Selama kuliah, saya melayani di persekutuan mahasiswa sebagai
Koordinator Kebaktian Tingkat Satu, Koordinator Kelompok Kecil,
Ketua Pengurus Persekutuan Mahasiswa Fakultas Teknik UKI, semuanya
masing-masing satu tahun lamanya. Pelayanan kami di UKI bekerja sama
dengan badan kerohanian Senat dan PERKANTAS.
Setelah lulus, saya bekerja sebagai arsitek di sebuah perusahaan
konsultan teknik selama tiga tahun dan dilanjutkan bekerja sebagai
kontraktor selama empat tahun. Setelah bekerja selama tujuh tahun,
saya mendapatkan dorongan lebih kuat untuk mengabdikan diri saya
dalam ladang pelayanan yang full time. Saya berniat untuk belajar
teologi di STT, tetapi saat itu belum dapat kesempatan yang baik.

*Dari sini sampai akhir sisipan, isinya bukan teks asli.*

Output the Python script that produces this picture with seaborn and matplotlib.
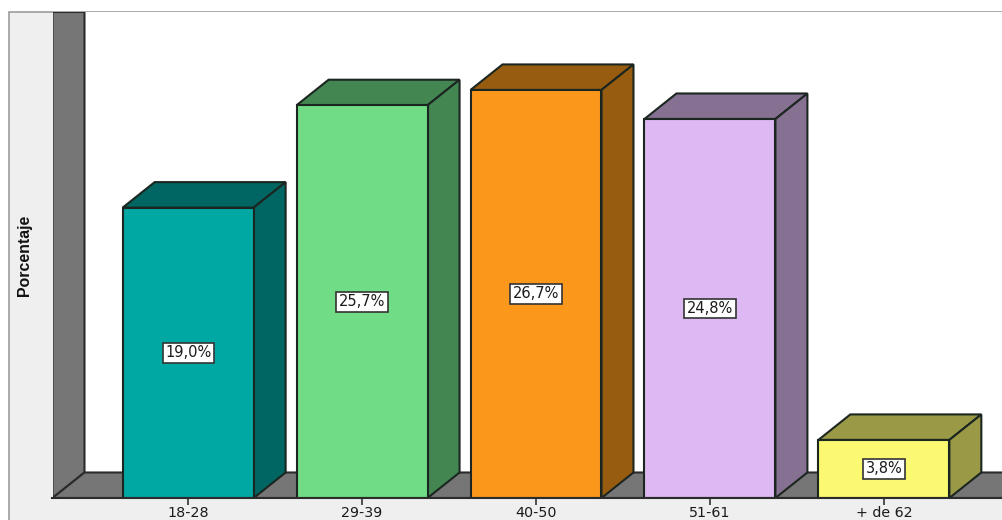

Akhirnya, saya meresponi panggilan Tuhan ketika teman gereja kami
menceritakan pelayanan organisasi misi X dalam bidang penerjemahan
Alkitab. Saat itu saya berdoa dan mencari tahu tentang apa itu
pelayanan organisasi misi X. Fokus organisasi misi ini adalah
pelayanan kepada suku-suku yang terabaikan. Organisasi misi X bukan
hanya menyediakan firman Tuhan dalam bahasa suku-suku itu saja,
melainkan juga melayani dalam bidang literasi (mengajar orang
membaca dan menulis) dan memberdayakan masyarakat desa (bidang
sosial, ekonomi, dan kesehatan). Setelah dijelaskan oleh salah
seorang konsultan organisasi tersebut, saya memutuskan untuk
bergabung dengan tim misi ini.
Pelayanan kepada suku-suku terabaikan adalah pelayanan jangka
panjang yang membutuhkan waktu bertahun-tahun. Tim tenaga lapangan
dilatih oleh tim misi X, lalu diutus untuk tinggal pada salah satu
suku untuk mempelajari bahasa dan budaya mereka. Sampai mereka mampu
memahami dengan baik bahasa suku tersebut, barulah mereka dapat
mulai menerjemahkan firman Tuhan dalam bahasa suku tersebut. Untuk
menyelesaikan satu terjemahan kitab Perjanjian Baru saja biasanya
dibutuhkan tidak kurang dari delapan tahun lamanya.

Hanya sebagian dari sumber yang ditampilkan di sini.